Did you know that King’s Chapel is home to the oldest burying ground in Boston? It’s true —and you can see for yourself what lies beneath the centuries-old property on a tour.
City Editors Jess and Vicki took a “Bell and Bones” tour at the historic building to see one of the few remaining crypts in Boston. There are two versions of the experience: an express tour (20-25 minutes) or the the Bell and Bones tour (45-55 minutes). Tickets for either version can be purchased in advance.
Our tour started in the chapel with live organ music playing above the pews where former members used to spend their Sundays.

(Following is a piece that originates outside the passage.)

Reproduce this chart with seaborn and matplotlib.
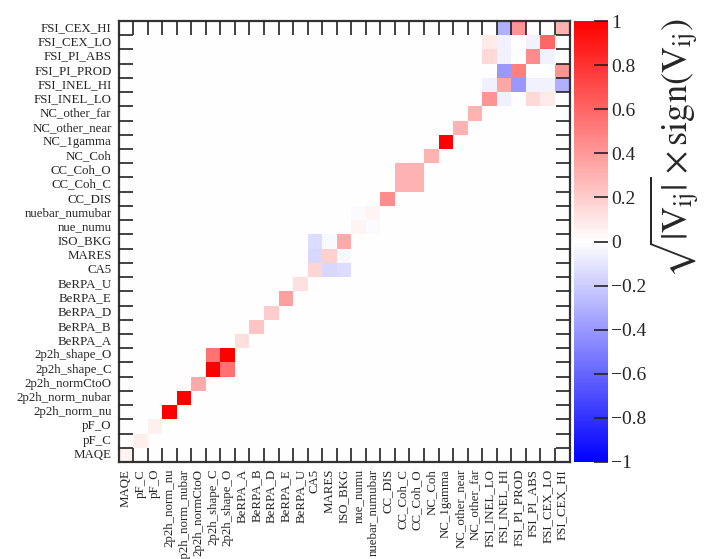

The pipe organ was the first in New England and it’s still tuned to the key that was used in the 1700s.
After a recap of the wooden church’s transformation into the stone building we see today, the tour leads out the back door to the crypt gate, near the King’s Chapel burying ground.
The crypt is located directly under the chapel and consists of 21 tombs. These brick tombs line the outside walls and are the final resting place of ~150 people. Twenty of these tombs belong to prominent members of the congregation from the 1700s and 1800s, including Hannah and Charles Bulfinch, who were originally buried there. The crypt remained an active burying ground until the tombs were sealed in the 1890s.
After the time underground, guests will climb to the second story to see the upstairs pews, followed by a trip to the bell tower, where you can see and feel a bell that was cast by the Revere family. Keep in mind when visiting: there are a lot of stairs, narrow passages, and low clearance pipes.